> SUPPLIED DATA
───
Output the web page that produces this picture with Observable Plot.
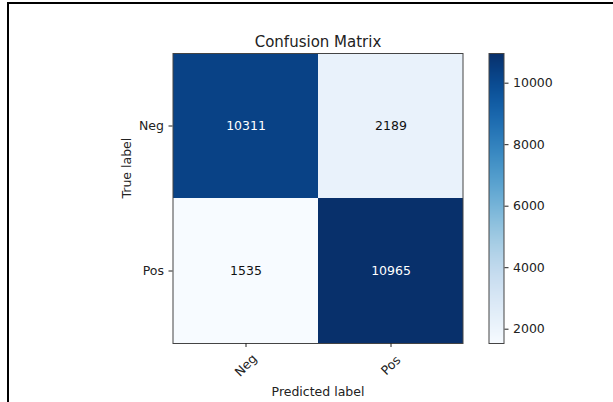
<!DOCTYPE html>
<html><head><meta charset="utf-8">
<script src="https://cdn.jsdelivr.net/npm/d3@7"></script>
<script src="https://cdn.jsdelivr.net/npm/@observablehq/plot@0.6"></script>
<style>
html,body{margin:0;padding:0;background:#fff;}
#wrap{position:relative;width:613px;height:402px;overflow:hidden;}
#wrap svg{position:absolute;left:0;top:0;}
#border{position:absolute;left:7px;top:2px;width:606px;height:400px;border-top:2px solid #000;border-left:2px solid #000;box-sizing:border-box;}
</style></head><body>
<div id="wrap"><div id="border"></div></div>
<script>
const classes = ["Neg", "Pos"];
const trueLabels = ["Neg", "Neg", "Pos", "Pos"];
const predLabels = ["Neg", "Pos", "Neg", "Pos"];
const counts = [10311, 2189, 1535, 10965];
const colorbarTicks = [2000, 4000, 6000, 8000, 10000];
const title = "Confusion Matrix";
const xLabel = "Predicted label";
const yLabel = "True label";

const cells = counts.map((v, i) => ({t: trueLabels[i], p: predLabels[i], v}));
const [vmin, vmax] = d3.extent(counts);
const thresh = vmax / 2;
const font = {fontFamily: "'DejaVu Sans', sans-serif", fontSize: "12.5px", color: "#222", background: "none", overflow: "visible"};
const colorOpts = {type: "linear", scheme: "blues", domain: [vmin, vmax]};

const main = Plot.plot({
  width: 613, height: 402,
  marginLeft: 172.5, marginRight: 150.5, marginTop: 53, marginBottom: 59,
  x: {domain: classes, padding: 0},
  y: {domain: classes, padding: 0},
  color: colorOpts,
  style: font,
  marks: [
    Plot.cell(cells, {x: "p", y: "t", fill: "v", inset: 0}),
    Plot.text(cells, {x: "p", y: "t", text: d => String(d.v), fill: d => d.v > thresh ? "#fff" : "#111", fontSize: 12.5}),
    Plot.frame({stroke: "#444", strokeWidth: 1}),
    Plot.axisY({tickSize: 4, tickPadding: 5, label: null}),
    Plot.axisX({tickSize: 4, tickFormat: () => "", label: null}),
    Plot.text(classes, {x: d => d, frameAnchor: "bottom", dy: 22, rotate: -45, textAnchor: "middle", lineAnchor: "middle", text: d => d, fill: "#222"}),
    Plot.text([title], {frameAnchor: "top", dy: -7, lineAnchor: "bottom", fontSize: 15, text: d => d, fill: "#222"}),
    Plot.text([yLabel], {frameAnchor: "left", dx: -42.5, rotate: -90, lineAnchor: "bottom", text: d => d, fill: "#222"}),
    Plot.text([xLabel], {frameAnchor: "bottom", dy: 52, lineAnchor: "bottom", text: d => d, fill: "#222"})
  ]
});

const cbar = Plot.plot({
  width: 613, height: 402,
  marginLeft: 488.5, marginRight: 109.5, marginTop: 53, marginBottom: 59,
  x: {domain: [0, 1], axis: null},
  y: {domain: [vmin, vmax]},
  color: colorOpts,
  style: font,
  marks: [
    Plot.raster({x1: 0, x2: 1, y1: vmin, y2: vmax, fill: (x, y) => y}),
    Plot.frame({stroke: "#444", strokeWidth: 1}),
    Plot.axisY({anchor: "right", ticks: colorbarTicks, tickSize: 4, tickPadding: 5, label: null, tickFormat: d => String(d)})
  ]
});

const wrap = document.getElementById("wrap");
wrap.appendChild(main);
wrap.appendChild(cbar);
</script>
</body></html>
───
> WORK TO DO
Are you able to set down all the lines above exactly, without any pictures?

> THE OUTPUT
Output the web page that produces this picture with Observable Plot.
<!DOCTYPE html>
<html><head><meta charset="utf-8">
<script src="https://cdn.jsdelivr.net/npm/d3@7"></script>
<script src="https://cdn.jsdelivr.net/npm/@observablehq/plot@0.6"></script>
<style>
html,body{margin:0;padding:0;background:#fff;}
#wrap{position:relative;width:613px;height:402px;overflow:hidden;}
#wrap svg{position:absolute;left:0;top:0;}
#border{position:absolute;left:7px;top:2px;width:606px;height:400px;border-top:2px solid #000;border-left:2px solid #000;box-sizing:border-box;}
</style></head><body>
<div id="wrap"><div id="border"></div></div>
<script>
const classes = ["Neg", "Pos"];
const trueLabels = ["Neg", "Neg", "Pos", "Pos"];
const predLabels = ["Neg", "Pos", "Neg", "Pos"];
const counts = [10311, 2189, 1535, 10965];
const colorbarTicks = [2000, 4000, 6000, 8000, 10000];
const title = "Confusion Matrix";
const xLabel = "Predicted label";
const yLabel = "True label";

const cells = counts.map((v, i) => ({t: trueLabels[i], p: predLabels[i], v}));
const [vmin, vmax] = d3.extent(counts);
const thresh = vmax / 2;
const font = {fontFamily: "'DejaVu Sans', sans-serif", fontSize: "12.5px", color: "#222", background: "none", overflow: "visible"};
const colorOpts = {type: "linear", scheme: "blues", domain: [vmin, vmax]};

const main = Plot.plot({
  width: 613, height: 402,
  marginLeft: 172.5, marginRight: 150.5, marginTop: 53, marginBottom: 59,
  x: {domain: classes, padding: 0},
  y: {domain: classes, padding: 0},
  color: colorOpts,
  style: font,
  marks: [
    Plot.cell(cells, {x: "p", y: "t", fill: "v", inset: 0}),
    Plot.text(cells, {x: "p", y: "t", text: d => String(d.v), fill: d => d.v > thresh ? "#fff" : "#111", fontSize: 12.5}),
    Plot.frame({stroke: "#444", strokeWidth: 1}),
    Plot.axisY({tickSize: 4, tickPadding: 5, label: null}),
    Plot.axisX({tickSize: 4, tickFormat: () => "", label: null}),
    Plot.text(classes, {x: d => d, frameAnchor: "bottom", dy: 22, rotate: -45, textAnchor: "middle", lineAnchor: "middle", text: d => d, fill: "#222"}),
    Plot.text([title], {frameAnchor: "top", dy: -7, lineAnchor: "bottom", fontSize: 15, text: d => d, fill: "#222"}),
    Plot.text([yLabel], {frameAnchor: "left", dx: -42.5, rotate: -90, lineAnchor: "bottom", text: d => d, fill: "#222"}),
    Plot.text([xLabel], {frameAnchor: "bottom", dy: 52, lineAnchor: "bottom", text: d => d, fill: "#222"})
  ]
});

const cbar = Plot.plot({
  width: 613, height: 402,
  marginLeft: 488.5, marginRight: 109.5, marginTop: 53, marginBottom: 59,
  x: {domain: [0, 1], axis: null},
  y: {domain: [vmin, vmax]},
  color: colorOpts,
  style: font,
  marks: [
    Plot.raster({x1: 0, x2: 1, y1: vmin, y2: vmax, fill: (x, y) => y}),
    Plot.frame({stroke: "#444", strokeWidth: 1}),
    Plot.axisY({anchor: "right", ticks: colorbarTicks, tickSize: 4, tickPadding: 5, label: null, tickFormat: d => String(d)})
  ]
});

const wrap = document.getElementById("wrap");
wrap.appendChild(main);
wrap.appendChild(cbar);
</script>
</body></html>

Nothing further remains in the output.